Eric Dier has taken a look back at his time under Mauricio Pochettino, which saw Tottenham reach the Champions League final and revealed what it was like. Dier has been part of the north London side since 2014, so has been involved in finals and seen players come and go in N17.
Eric Dier said: “I’m really, really excited looking forward, working under the calibre of manager he is and how much he improves not only his teams but also the players in it. It’s exciting going into training every day where there is such intensity to the work, such attention to detail and where the manager and coaching staff demand a lot of you. Working along those lines is enjoyable and a stimulant. When he talks to you, you can tell straight away his passion for football and intensity. The way he feels, you can’t help but feed off it, it’s energising. Every time he speaks, there’s such intent in it. It’s a lot more enjoyable to go into training every day working in that environment, where you really are working hard and pushing yourself with a manager that demands a lot of you.”

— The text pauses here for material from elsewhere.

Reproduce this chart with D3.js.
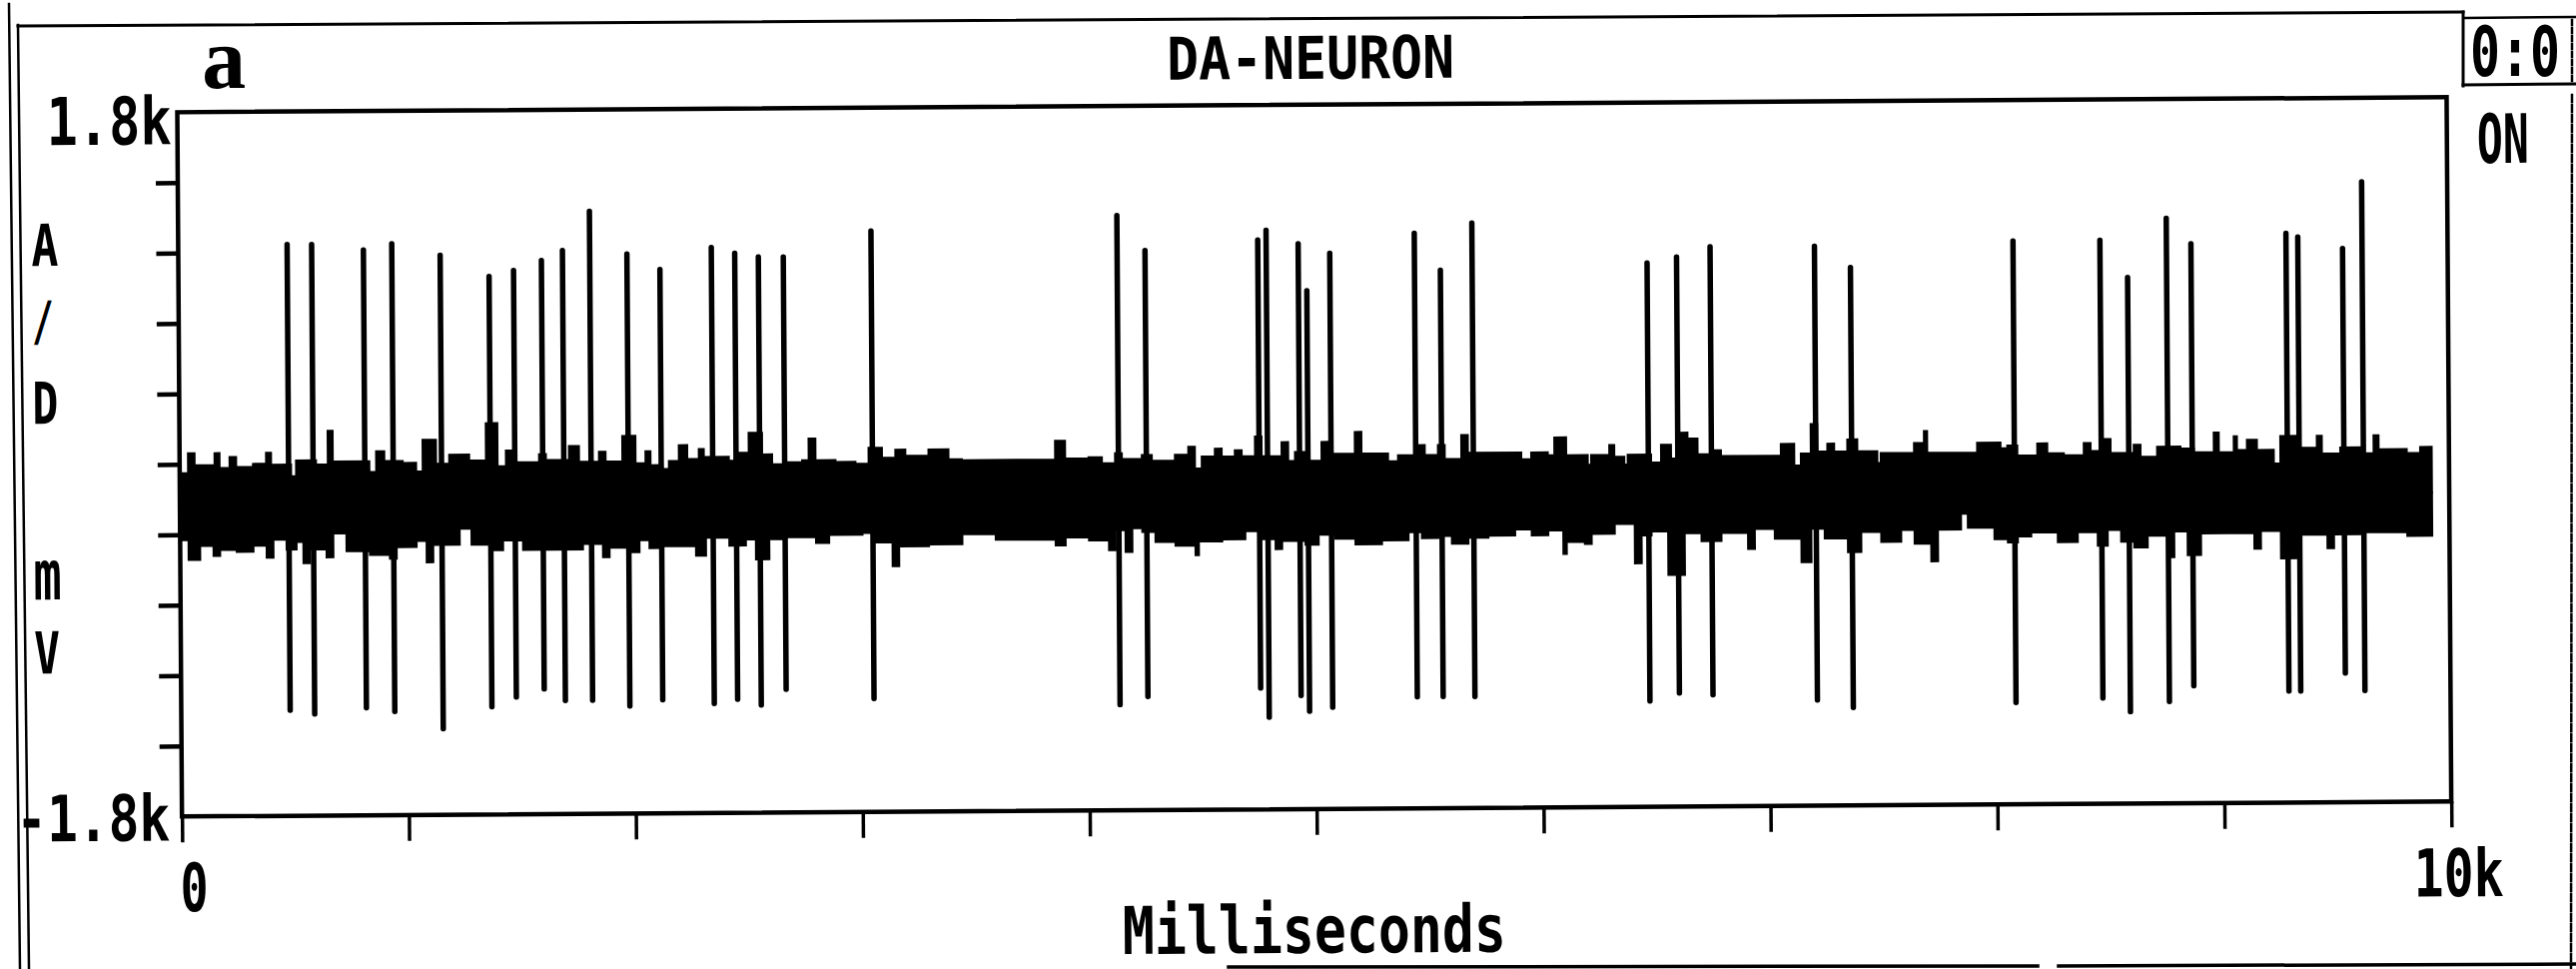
<!DOCTYPE html>
<html><head><meta charset="utf-8">
<script src="https://cdn.jsdelivr.net/npm/d3@7"></script>
<style>html,body{margin:0;padding:0;background:#fff;} svg{display:block;background:#fff}</style>
</head><body>
<svg id="chart" width="2579" height="970"></svg>
<script>
// ---------------- DATA ----------------
const spikeT = [480,588,816,941,1154,1369,1477,1600,1693,1813,1977,2122,2349,2452,2556,2666,3053,4137,4260,4757,4794,4935,4972,5074,5447,5561,5701,6472,6602,6750,7210,7368,8085,8468,8589,8761,8869,9288,9340,9537,9623];
const spikePeak = [1120,1120,1090,1120,1060,950,980,1030,1080,1280,1060,980,1090,1060,1040,1040,1170,1240,1060,1110,1160,1090,850,1040,1140,950,1190,980,1010,1060,1060,950,1080,1080,890,1190,1060,1110,1090,1030,1370];
const spikeTrough = [-1260,-1280,-1250,-1270,-1360,-1250,-1200,-1160,-1220,-1220,-1250,-1220,-1240,-1220,-1250,-1170,-1220,-1260,-1220,-1180,-1330,-1220,-1300,-1280,-1230,-1230,-1230,-1260,-1220,-1230,-1260,-1300,-1280,-1260,-1330,-1280,-1200,-1230,-1230,-1140,-1230];

// upper edge of the noise band (ms, A/D units)
const bandUpperT = [0,37,66,154,176,220,249,323,381,403,491,513,601,653,675,836,866,902,983,1042,1071,1130,1188,1276,1350,1401,1438,1467,1584,1614,1716,1760,1848,1877,1951,2009,2053,2075,2127,2156,2200,2237,2288,2310,2420,2464,2508,2567,2611,2669,2743,2772,2802,2890,2978,3036,3095,3154,3198,3300,3388,3447,3858,3902,4005,4064,4122,4152,4240,4284,4386,4445,4474,4504,4562,4592,4650,4680,4739,4768,4856,4885,4915,4973,5032,5061,5179,5208,5325,5369,5443,5487,5545,5575,5648,5677,5912,5956,6029,6058,6110,6205,6220,6300,6322,6366,6381,6484,6528,6572,6616,6645,6689,6748,6792,7056,7115,7144,7188,7217,7261,7291,7349,7393,7481,7496,7643,7687,7701,7921,8024,8054,8098,8186,8230,8303,8391,8421,8479,8509,8611,8641,8714,8817,8876,8964,8986,9052,9066,9110,9154,9228,9257,9345,9418,9440,9521,9609,9668,9690,9814,9873,9924];
const bandUpperV = [-45,56,-5,56,-20,36,-15,0,56,-5,-65,16,-5,167,10,-45,60,10,0,-45,117,-5,40,10,200,-20,60,0,40,10,80,0,50,0,130,-10,51,-20,-40,0,81,10,61,20,0,41,142,31,-20,-10,0,111,0,-10,-20,61,10,51,20,51,0,-5,91,0,5,-25,25,-5,15,-15,15,56,-55,5,45,5,36,5,106,5,76,-20,25,-20,76,15,126,15,-25,5,56,5,56,-15,106,15,-20,15,0,91,0,-50,0,50,-10,-50,0,-40,50,-20,111,81,0,20,-10,50,-60,0,151,10,50,10,71,10,-50,0,50,111,0,50,20,34,-17,44,-7,-17,44,3,64,-7,34,-27,23,13,-7,94,-7,74,3,55,3,-67,74,13,74,-17,13,-17,74,3,-17,13,13];
// lower edge of the noise band
const bandLowerT = [0,37,88,147,176,249,323,381,411,469,513,543,572,645,675,733,836,924,954,1042,1086,1115,1232,1284,1364,1423,1511,1775,1863,1892,1980,2024,2068,2127,2273,2317,2420,2493,2537,2596,2669,2802,2860,3007,3066,3139,3168,3300,3447,3594,3858,3902,4005,4093,4122,4166,4196,4240,4298,4386,4474,4489,4592,4694,4768,4827,4856,4959,5017,5091,5179,5296,5413,5472,5545,5604,5677,5765,5883,5956,6029,6095,6110,6190,6220,6322,6410,6440,6484,6557,6630,6704,6792,6909,6939,7027,7144,7188,7247,7349,7408,7496,7584,7643,7716,7746,7848,7878,7995,8054,8098,8157,8274,8362,8450,8494,8553,8611,8670,8758,8787,8846,8905,9140,9169,9257,9345,9462,9491,9609,9814,9924];
const bandLowerV = [-388,-489,-418,-469,-439,-449,-418,-480,-388,-439,-400,-509,-439,-480,-358,-449,-469,-489,-430,-400,-509,-420,-338,-420,-449,-400,-449,-420,-489,-440,-464,-403,-444,-434,-484,-393,-434,-403,-505,-403,-393,-423,-383,-373,-423,-545,-444,-434,-383,-413,-444,-403,-419,-470,-368,-480,-358,-378,-429,-449,-499,-429,-419,-378,-419,-470,-429,-449,-398,-419,-449,-429,-388,-419,-409,-449,-419,-409,-378,-409,-384,-505,-444,-454,-403,-353,-555,-413,-393,-616,-403,-444,-403,-485,-384,-434,-555,-384,-434,-505,-403,-454,-393,-464,-555,-393,-313,-384,-444,-461,-431,-411,-461,-411,-481,-400,-461,-491,-431,-542,-411,-532,-421,-501,-411,-552,-431,-501,-431,-421,-441,-441];
const bandCore = -220;

const yTickValues = [-1440,-1080,-720,-360,0,360,720,1080,1440];
const xTickValues = [0,1000,2000,3000,4000,5000,6000,7000,8000,9000,10000];
const yTickLabels = ["1.8k","-1.8k"];
const yTickLabelValues = [1800,-1800];
const xTickLabels = ["0","10k"];
const xTickLabelValues = [0,10000];
const chartTitle = "DA-NEURON";
const xAxisTitle = "Milliseconds";
const yAxisTitleChars = ["A","/","D","m","V"];
const panelLetter = "a";
const statusText = "ON";
const counterText = "0:0";

// ---------------- LAYOUT ----------------
const W = 2579, H = 970;
const P = {left:180, right:2452, top:105, bottom:810};
const MONO = "'DejaVu Sans Mono', 'Liberation Mono', monospace";

const x = d3.scaleLinear().domain([0,10000]).range([P.left, P.right]);
const y = d3.scaleLinear().domain([-1800,1800]).range([P.bottom, P.top]);

const svg = d3.select("#chart");
svg.append("rect").attr("width",W).attr("height",H).attr("fill","#fff");

// outer (scanned) frame
const frame = svg.append("g").attr("stroke","#000").attr("fill","none").attr("stroke-linecap","square");
[[9,4,20,970,2.5],[18,25,29,970,2.5],[18,26,2466,12,3],[2466,12,2466,86,3],[2466,85,2579,84,3],[2468,18,2579,17,2.5],
 [1230,968,2040,967,3.5],[2061,967,2579,965,3.5]].forEach(l=>{
  frame.append("line").attr("x1",l[0]).attr("y1",l[1]).attr("x2",l[2]).attr("y2",l[3]).attr("stroke-width",l[4]);
});
frame.append("line").attr("x1",2575).attr("y1",95).attr("x2",2574).attr("y2",970)
  .attr("stroke-width",2.5).attr("stroke-dasharray","7,3");
frame.append("line").attr("x1",2575).attr("y1",20).attr("x2",2575).attr("y2",82)
  .attr("stroke-width",2.5).attr("stroke-dasharray","5,3");
// counter text inside its (un-tilted) box: narrow font-size, stretched vertically
svg.append("text").attr("transform","translate(2473,76) scale(1,1.25)").text(counterText)
  .attr("font-family",MONO).attr("font-weight","bold").attr("font-size",55)
  .attr("textLength",90).attr("lengthAdjust","spacingAndGlyphs").attr("fill","#000");

// rotated group (scan tilt)
const g = svg.append("g").attr("transform","rotate(-0.38,1290,485)");

// noise band
const upper = bandUpperT.map((t,i)=>({t, v:bandUpperV[i]}));
const lower = bandLowerT.map((t,i)=>({t, v:bandLowerV[i]}));
const bandArea = d3.area().x(d=>x(d.t)).y0(y(bandCore)).y1(d=>y(d.v)).curve(d3.curveStepAfter);
g.append("path").datum(upper).attr("d",bandArea).attr("fill","#000").attr("stroke","#000").attr("stroke-width",2);
g.append("path").datum(lower).attr("d",bandArea).attr("fill","#000").attr("stroke","#000").attr("stroke-width",2);

// spikes
const spikes = spikeT.map((t,i)=>({t, hi:spikePeak[i], lo:spikeTrough[i]}));
g.append("g").selectAll("line").data(spikes).join("line")
  .attr("x1",d=>x(d.t)).attr("x2",d=>x(d.t))
  .attr("y1",d=>y(d.hi)).attr("y2",d=>y(d.lo))
  .attr("stroke","#000").attr("stroke-width",5.5).attr("stroke-linecap","round");

// axes (ticks only)
const yAxis = g.append("g").attr("transform",`translate(${P.left},0)`)
  .call(d3.axisLeft(y).tickValues(yTickValues).tickSize(22).tickFormat(""));
yAxis.select(".domain").remove();
yAxis.selectAll(".tick line").attr("stroke","#000").attr("stroke-width",4.5);

const xAxis = g.append("g").attr("transform",`translate(0,${P.bottom})`)
  .call(d3.axisBottom(x).tickValues(xTickValues).tickSize(26).tickFormat(""));
xAxis.select(".domain").remove();
xAxis.selectAll(".tick line").attr("stroke","#000").attr("stroke-width",3.5);

// plot frame
g.append("rect").attr("x",P.left).attr("y",P.top)
  .attr("width",P.right-P.left).attr("height",P.bottom-P.top)
  .attr("fill","none").attr("stroke","#000").attr("stroke-width",4.5);

// texts
function txt(s, xx, yy, fs, len, opts={}) {
  const t = g.append("text").attr("x",xx).attr("y",yy).text(s)
    .attr("font-family", opts.family || MONO)
    .attr("font-weight","bold").attr("font-size",fs).attr("fill","#000");
  if (len) t.attr("textLength",len).attr("lengthAdjust","spacingAndGlyphs");
  return t;
}
// y tick labels
txt(yTickLabels[0], x(0)-131, y(yTickLabelValues[0])+32, 66, 125);
txt(yTickLabels[1], x(0)-166, y(yTickLabelValues[1])+24, 64, 154);
// x tick labels
txt(xTickLabels[0], x(xTickLabelValues[0])-2, P.bottom+95, 67, 28);
txt(xTickLabels[1], x(xTickLabelValues[1])-38, P.bottom+95, 66, 90);
// titles
txt(chartTitle, 1171, 79, 59, 288);
txt(xAxisTitle, 1121, 954, 66, 384);
txt(statusText, 2482, 171, 68, 52);
txt(panelLetter, 205, 81, 88, null, {family:"'Liberation Serif','Times New Roman',serif"});
// vertical y-axis title letters
const yLetterBase = [258,332,416,592,666];
const yLetterW = [27,22,26,28,26];
const yLetterFs = [58,54,58,70,58];
yAxisTitleChars.forEach((c,i)=>txt(c, 33, yLetterBase[i], yLetterFs[i], yLetterW[i]));
</script>
</body></html>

Throwing it back to the start of Dier’s Tottenham chapter, he was brought to the club just a few months after Pochettino had begun his reign in the capital. That means the English international was part of the tough training under the Argentine, which took Spurs all the way to the Champions League final in 2019 and Dier has already seem similarities between the Lilywhites former and current managers.

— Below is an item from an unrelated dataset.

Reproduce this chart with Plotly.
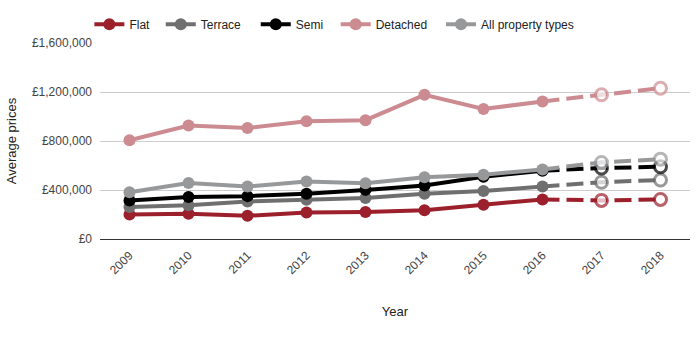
import plotly.graph_objects as go

# Average house prices by property type; 2017 and 2018 are projections
years = ["2009", "2010", "2011", "2012", "2013", "2014", "2015", "2016", "2017", "2018"]
n_actual = 8  # 2009-2016 are recorded, the rest projected

flat = [200000, 207000, 190000, 216000, 221000, 234000, 280000, 323000, 315000, 323000]
terrace = [261000, 275000, 307000, 321000, 334000, 369000, 391000, 428000, 463000, 482000]
semi = [315000, 342000, 350000, 369000, 401000, 436000, 509000, 558000, 579000, 590000]
detached = [806000, 927000, 907000, 962000, 970000, 1177000, 1061000, 1123000, 1177000, 1231000]
all_types = [382000, 458000, 428000, 469000, 455000, 504000, 525000, 568000, 625000, 652000]

series = [
    ("Flat", flat, "#9c1f2c"),
    ("Terrace", terrace, "#6f6f6f"),
    ("Semi", semi, "#000000"),
    ("Detached", detached, "#cc8b91"),
    ("All property types", all_types, "#97989a"),
]

y_ticks = [0, 400000, 800000, 1200000, 1600000]
y_labels = ["£{:,}".format(v) for v in y_ticks]

# one legend box per series so the entries sit at their own offsets
legend_x = [-0.018, 0.103, 0.264, 0.3995, 0.578]

fig = go.Figure()
for i, (name, vals, color) in enumerate(series):
    leg = "legend" if i == 0 else "legend%d" % (i + 1)
    # recorded years: solid line, filled markers
    fig.add_trace(go.Scatter(
        x=years[:n_actual], y=vals[:n_actual], name=name, mode="lines+markers",
        line=dict(color=color, width=4),
        marker=dict(color=color, size=12),
        legendgroup=name, legend=leg,
    ))
    # projected years: dashed line, hollow markers
    fig.add_trace(go.Scatter(
        x=years[n_actual - 1:], y=vals[n_actual - 1:], name=name, mode="lines+markers",
        line=dict(color=color, width=4, dash="17px,7px"),
        marker=dict(color=["rgba(0,0,0,0)"] + ["white"] * (len(years) - n_actual),
                    size=[0] + [12] * (len(years) - n_actual),
                    line=dict(color=color, width=3)),
        legendgroup=name, legend=leg, showlegend=False,
    ))

legend_style = dict(orientation="h", xanchor="left", y=1.096, yanchor="middle",
                    font=dict(size=12, color="#222222"), itemwidth=30,
                    bgcolor="rgba(0,0,0,0)")
legends = {}
for i, lx in enumerate(legend_x):
    key = "legend" if i == 0 else "legend%d" % (i + 1)
    legends[key] = dict(legend_style, x=lx)

fig.update_layout(
    width=700, height=340,
    margin=dict(l=100, r=10, t=41, b=101),
    paper_bgcolor="white", plot_bgcolor="white",
    font=dict(family="Liberation Sans, Arial, sans-serif", size=12, color="#444444"),
    showlegend=True,
    xaxis=dict(
        type="category", categoryorder="array", categoryarray=years,
        range=[-0.5, len(years) - 0.5], tickangle=-45,
        showgrid=False, showline=False, zeroline=False,
        ticklabelstandoff=6,
        tickfont=dict(size=12, color="#444444"),
        title=dict(text="Year", font=dict(size=13, color="#222222"), standoff=30),
    ),
    yaxis=dict(
        range=[0, 1600000], tickvals=y_ticks, ticktext=y_labels,
        showgrid=True, gridcolor="#cccccc", gridwidth=1,
        zeroline=True, zerolinecolor="#333333", zerolinewidth=1,
        showline=False, ticklabelstandoff=7,
        tickfont=dict(size=12, color="#444444"),
        title=dict(text="Average prices", font=dict(size=13, color="#222222"), standoff=12),
    ),
    **legends,
)

fig.write_html("out.html")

Eric Dier admitted: “I have a sense of lot of similarities between that time [the Pochettino years] and what I’m feeling now, in terms of the work ethic, intensity, the discipline. Looking back, getting to the Champions League final probably painted over a lot of the cracks from that season itself and getting to the Champions League final and then losing it, it was a lot for all of us to take. That group had been together, pretty much everyone, for four or five years and it was something we’d been working towards. But football doesn’t stop, it doesn’t give us a breather. So after the final, before you know it, you’re going into the new season and it’s pre-season again. I don’t think everyone had got over it by then. I don’t think emotionally that everyone was back. And you saw that going into that season [2019-20]. We felt it in the building that the comedown from that was still happening. Which is completely normal.”
However, Dier did look back on the time and reminisce on the fond memories he had with the former Spurs boss and the players around him at the time.
Eric Dier said: “I don’t know how you fight it but we had five-and-a-half years incredible years, we didn’t win a trophy and that’s going to haunt us all forever. But it was still a great, great time at the club and I look back on it with amazing memories. They were a special group.”